The school recently ran a $219-million deficit over six years, and it transferred $30 million from the general fund to athletics in the fiscal year ending in 2024.
As we speak, that deficit isn’t being eased by UCLA’s $10-million annual payment to Cal over a three-year period, for absconding to the Big Ten and leaving a sister UC-system school in the lurch (the lurch being the ACC).
Annual payouts of $75 million, and rising, from the Big Ten, will salve some of that deficit, but it still seems an uneasy arrangement that doesn’t address a bigger problem.
So if you’re UCLA, you hire on the cheap (relatively speaking, of course). You hire former Bruin running back Deshaun Foster, who had a thin resume in about a decade as an assistant coach, and who punctuated his first appearance at Big Ten media days a year ago with a memorably halting introduction. He said, “I’m sure you don’t know much about UCLA – the football program. We’re in LA. Us, and um, USC. (Long pause). We um … (giggling softly, then another long pause). I’m just basically excited, that’s it.”
Last week came the arrest and suspension of backup quarterback Pierce Clarkson, in an unspecified felony allegation. Clarkson had come from Ole Miss, and before that, Louisville.

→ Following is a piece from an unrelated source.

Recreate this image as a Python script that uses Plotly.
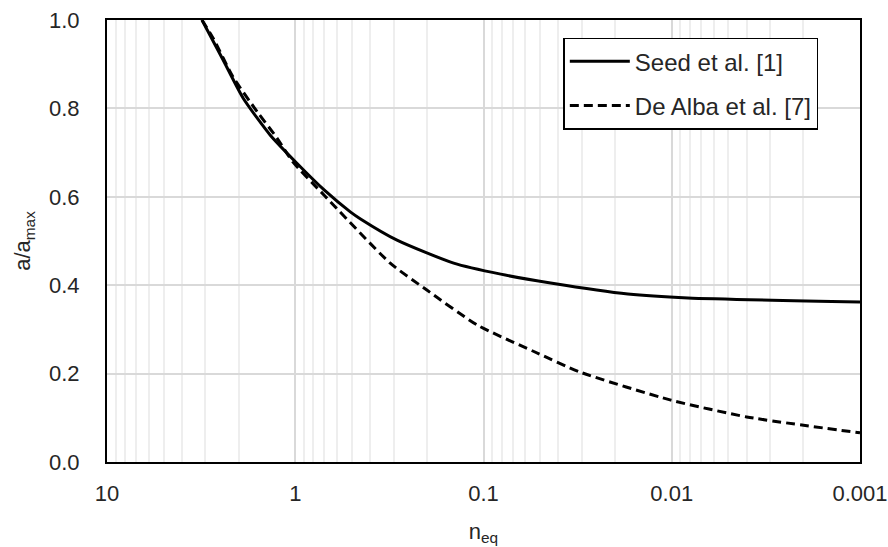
import plotly.graph_objects as go

# Seed et al. [1]
seed_n = [3.13, 2.42, 1.89, 1.36, 0.98, 0.70, 0.51, 0.45, 0.288, 0.144, 0.081, 0.044, 0.0171, 0.0082, 0.001]
seed_a = [1.00, 0.910, 0.823, 0.740, 0.676, 0.615, 0.566, 0.550, 0.502, 0.450, 0.425, 0.405, 0.380, 0.371, 0.362]

# De Alba et al. [7]
dealba_n = [3.13, 2.73, 2.14, 1.59, 1.25, 1.03, 0.70, 0.313, 0.20, 0.108, 0.054, 0.0305, 0.0101, 0.004, 0.001]
dealba_a = [1.00, 0.959, 0.871, 0.792, 0.733, 0.679, 0.603, 0.450, 0.389, 0.310, 0.250, 0.203, 0.140, 0.102, 0.066]

x_ticks = [10, 1, 0.1, 0.01, 0.001]
x_ticklabels = ["10", "1", "0.1", "0.01", "0.001"]

minor_vals = [m * d for d in [0.001, 0.01, 0.1, 1] for m in range(2, 10)]

FONT = "Liberation Sans, Arial, sans-serif"
TXT = "#262626"
FS = 22

fig = go.Figure()
fig.add_trace(go.Scatter(x=seed_n, y=seed_a, mode="lines", name="Seed et al. [1]",
                         line=dict(color="black", width=3, shape="spline", smoothing=0.6),
                         legendgroup="a"))
fig.add_trace(go.Scatter(x=dealba_n, y=dealba_a, mode="lines", name="De Alba et al. [7]",
                         line=dict(color="black", width=3, dash="9px,5px", shape="spline", smoothing=0.6),
                         legendgroup="b"))

fig.update_layout(
    width=888, height=547,
    margin=dict(l=107, r=28, t=20, b=85),
    paper_bgcolor="white", plot_bgcolor="white",
    font=dict(family=FONT, size=FS, color=TXT),
    legend=dict(x=0.606, y=0.96, xanchor="left", yanchor="top",
                bordercolor="black", borderwidth=1.5, bgcolor="white",
                font=dict(size=24, color=TXT), traceorder="grouped", tracegroupgap=10,
                itemwidth=60),
    xaxis=dict(type="log", range=[1, -3], tickvals=x_ticks, ticktext=x_ticklabels,
               showgrid=True, gridcolor="#d9d9d9", gridwidth=1.5,
               minor=dict(tickvals=minor_vals, showgrid=True, gridcolor="#eeeeee", gridwidth=1.5),
               showline=True, linecolor="black", linewidth=2, mirror=True,
               ticks="", ticklabelstandoff=11, ticklabeloverflow="allow", zeroline=False, automargin=False,
               title=dict(text="n<sub>eq</sub>", font=dict(size=FS), standoff=18)),
    yaxis=dict(range=[0, 1], dtick=0.2, tickformat=".1f",
               showgrid=True, gridcolor="#d9d9d9", gridwidth=1.5,
               showline=True, linecolor="black", linewidth=2, mirror=True,
               ticks="", ticklabelstandoff=21, ticklabeloverflow="allow", zeroline=False, automargin=False,
               title=dict(text="a/a<sub>max</sub>", font=dict(size=FS), standoff=12)),
)

fig.write_html("out.html", config={"displayModeBar": False},
               post_script="document.body.style.margin='0';document.body.style.overflow='hidden';")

All of it seems so out of step for UCLA – this jarring new world of college athletics, the transfer portal, NIL – like a pair of shoes that doesn’t fit. Last winter among the nation’s basketball coaches, who was most outspoken about travel in the rejiggered conference map? That was the Bruins’ Mick Cronin, who noted that Big Ten teams come to LA once a season, while “we have to go back (east of the Mississippi) four times. We’ve seen the Statue of Liberty (landing on airplanes) twice in the last three weeks.”
In that vein, Cronin later pointed out that UCLA places a higher priority on academics than some of their adversaries, so increased travel for student-athletes is a greater challenge.
Students of UCLA athletics recognize this for what it is – a proud school trying to make its way in a confounding new landscape, and not managing it very well.